I get lots of recurring questions at shows about my instruments and how I came to play them, so I put together a FAQ:

How did you get started playing the accordion? Have you played it your whole life, etc.?

Honestly, I never really liked the accordion until very recently. I thought it sounded cheesy and I didn't like the typical repertoire. As a lifelong pianist, I’d been recruited a few times to play with bands (including the wonderful Edna Vasquez) using someone’s borrowed or rundown accordion. Knowing next to nothing about the instrument, I’d managed to "play" the right side as a glorified portable keyboard as long as I kept the bellows moving.

But then, in 2018, I found a really nice Petosa piano accordion at a garage sale. I was instantly struck by its build quality and sound, so I bought it on a whim. I didn't really start playing it until a year later, when its portability seemed like a solution to join in with classical chamber music and Irish tunes.

Over about 4 months, I taught myself how to play the Stradella bass (the left side of the accordion with the 120 small buttons). Then, in May 2021, I switched over to the Chromatic (CBA) C-griff right hand system. By Thanksgiving 2022, I had added another totally different LH system called Darwin. So it's been a lot of learning and relearning from scratch!

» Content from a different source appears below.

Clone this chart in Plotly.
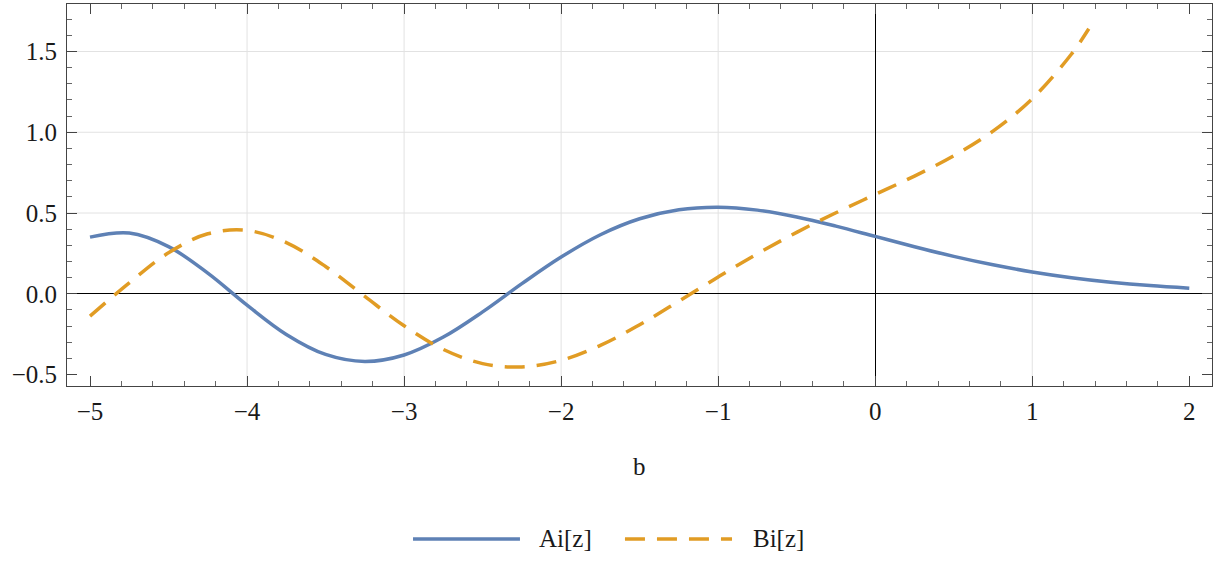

What's the deal with those unusual boxes you play?

Those are button box accordions, which are more commonly seen in Europe than in North America. My two all-wood boxes are out of the European folk tradition and hand-built in modern times by businesses still in operation. One is a Castagnari Magica 3° 5 row 96 bass Chromatic Button Accordion made in the town of Recanati, Italy, and the most recent one was custom built in the Toulouse region in SW France by Marc Serafini in his small workshop. It has some unique design features that blur a lot of lines between the (usually) mutually exclusive worlds of Diatonic and Chromatic boxes. For simplicity, I refer to it as a button box accordion, but in reality it is a Frankenbox that is in a category of its own.

How did you end up with your unique accordion?

I have been repeatedly tempted by the compact diatonic boxes used in Irish and European folk music. They have an appealing, inviting, warm, and rich melancholy sound, and their decreased size and weight allows better maneuverability. However, I couldn't ever commit to one tradition or learning multiple systems and buying/hauling multiple boxes. (C#/D or B/C for Irish, D/G for English, G/C or C/F for much of Europe, B/C/C♯...etc.). Looking at the endless varieties of bass configurations within each of these made my head spin—I wanted an intuitive, consistent system that didn't require a ton of planning/practicing to know what key I wanted to play something in and whether certain combinations of notes would even be available.

Sensing years of expensive acquisitions and frustrations ahead, I instead made the decision to have my perfect "Rosetta Stone" box designed and built by Marc Serafini that works across all these keys and folk traditions, doesn't weigh a ton, and can also do additional interesting non-related harmonies, countermelodies, drones, as well. As for the sound, the precision and quality of the handmade reeds play a major part in their appealing sound, dynamic range, and expressive capability.